# Nannie Stringfellow Bow Hunt



## bdfarmer (Nov 8, 2010)

I was drawn for a bow hunt on the Nannie Stringfellow WMA in Brazoria County for early December. The wildlife guy called me last week to touch base and asked if I had an ATV to use on the hunt. I replied no. Base on his reaction this was either bad for me or bad for him being more work.
*Question:*
*Has anyone done this hunt before? Do I need an ATV to have a successful/fun hunt?*

I found an ATV rental place but they want $550 for the week (includes small trailer). I will be ****** if I end up getting the ATV and not really need it. However, if the wildlife guy has to take me to my zone everyday he may stick me in the closest zone and not the one with the best chances.


----------



## chainsaw (Feb 20, 2006)

yes you need an atv. you will be walking a long way without one. there are some close areas to the headquarters but not much to pick from. nice area with good deer. the year i hunted was a bumper crop of acorns.. didnt see many deer coming to corn but they are there.


----------



## capn (Aug 11, 2005)

If it is very dry you can get by with a truck and a walk.
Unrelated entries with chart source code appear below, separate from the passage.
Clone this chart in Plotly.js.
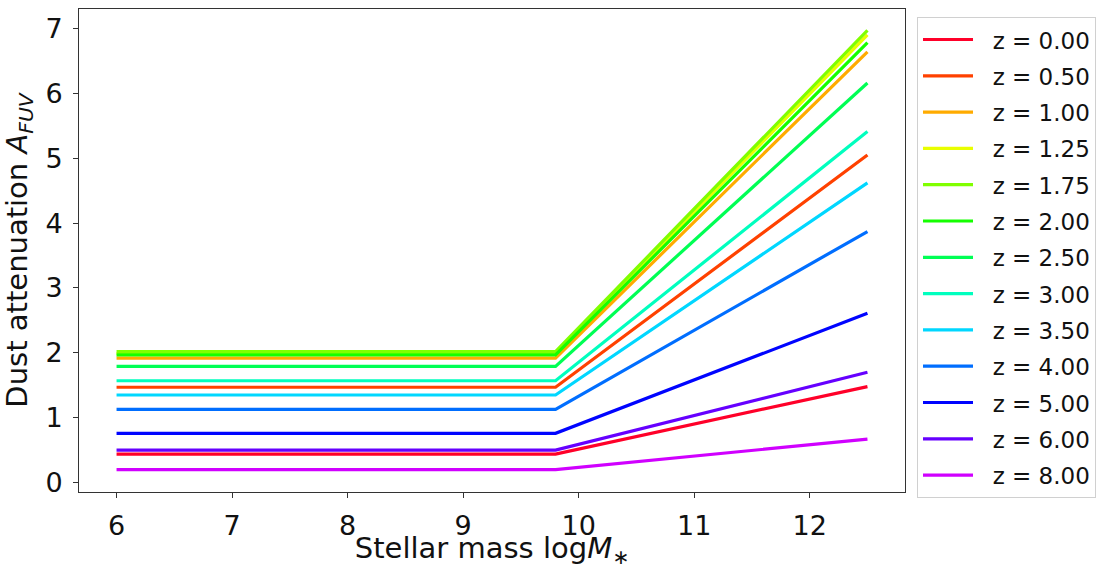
<!DOCTYPE html>
<html>
<head>
<meta charset="utf-8">
<script src="https://cdn.plot.ly/plotly-3.0.1.min.js"></script>
<style>html,body{margin:0;padding:0;background:#fff;}#chart{width:1099px;height:569px;}</style>
</head>
<body>
<div id="chart"></div>
<script>
// Stellar mass knots (log M*)
const massKnots = [6, 9.8, 12.5];
// Redshift labels
const redshifts = ["0.00","0.50","1.00","1.25","1.75","2.00","2.50","3.00","3.50","4.00","5.00","6.00","8.00"];
// A_FUV on the flat part (logM* <= 9.8)
const aFlat = [0.44, 1.47, 1.92, 1.99, 2.02, 1.97, 1.79, 1.57, 1.35, 1.13, 0.76, 0.50, 0.20];
// A_FUV at logM* = 12.5
const aHigh = [1.48, 5.05, 6.64, 6.90, 6.97, 6.78, 6.16, 5.41, 4.62, 3.87, 2.61, 1.70, 0.67];
// gist_rainbow colours
const colors = ["#ff0029","#ff4100","#ffab00","#e9ff00","#80ff00","#15ff00","#00ff54","#00ffbe","#00d7ff","#006eff","#0004ff","#6600ff","#d000ff"];

const font = "'DejaVu Sans', sans-serif";
const traces = redshifts.map((z, i) => ({
  x: massKnots,
  y: [aFlat[i], aFlat[i], aHigh[i]],
  type: "scatter",
  mode: "lines",
  name: "\u00a0\u00a0z = " + z,
  legendgroup: "g" + i,
  line: {color: colors[i], width: 3.2}
}));

const axisCommon = {
  showgrid: false,
  zeroline: false,
  showline: true,
  mirror: true,
  linecolor: "#333",
  linewidth: 1,
  ticks: "outside",
  ticklen: 5,
  tickwidth: 1,
  tickcolor: "#333",
  tickfont: {family: font, size: 27, color: "#111"}
};

const layout = {
  width: 1099,
  height: 569,
  margin: {l: 79, r: 194, t: 9, b: 77},
  paper_bgcolor: "#fff",
  plot_bgcolor: "#fff",
  showlegend: true,
  xaxis: Object.assign({}, axisCommon, {
    range: [5.675, 12.825],
    tickvals: [6, 7, 8, 9, 10, 11, 12],
    ticktext: ["6","7","8","9","10","11","12"],
    ticklabelstandoff: 5,
    title: {text: "Stellar mass log<i>M</i><sub>∗</sub>", font: {family: font, size: 29, color: "#111"}, standoff: 14}
  }),
  yaxis: Object.assign({}, axisCommon, {
    range: [-0.145, 7.3],
    tickvals: [0, 1, 2, 3, 4, 5, 6, 7],
    ticktext: ["0","1","2","3","4","5","6","7"],
    ticklabelstandoff: 5,
    title: {text: "Dust attenuation <i>A<sub>FUV</sub></i>", font: {family: font, size: 29, color: "#111"}, standoff: 10}
  }),
  legend: {
    xref: "container", yref: "container",
    x: 0.8344, xanchor: "left",
    y: 0.970, yanchor: "top",
    maxheight: 560,
    font: {family: font, size: 23, color: "#111"},
    bordercolor: "#d0d0d0", borderwidth: 1, bgcolor: "#fff",
    traceorder: "grouped",
    tracegroupgap: 3.4,
    itemwidth: 50
  }
};

Plotly.newPlot("chart", traces, layout, {displayModeBar: false, staticPlot: true});
</script>
</body>
</html>
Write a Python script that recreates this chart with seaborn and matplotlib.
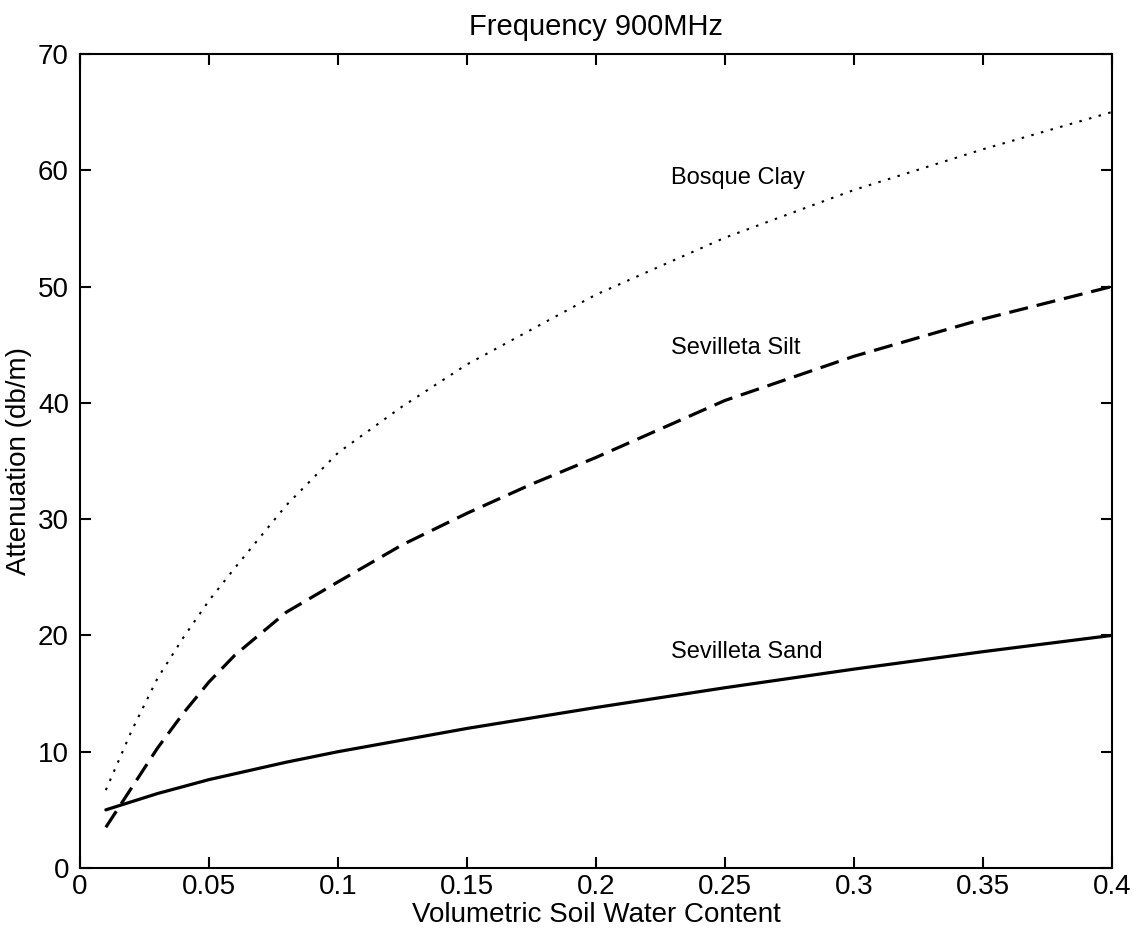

If it is wet at all, even a little, you definitely need an atv.


----------



## Flight Cancelled (Jul 7, 2010)

Last yr we went seen two good bucks never could get shot and just depends on the rain we had water over the fenders on our rubicon but they haven't had near as much rain area we hunted was at the back of the pipeline there's a fence that crosses there and I climbed up in my climbing Stand hunted the fence line at the corner on the left side real good area seen couple does and two good bucks just couldn't get a shot


----------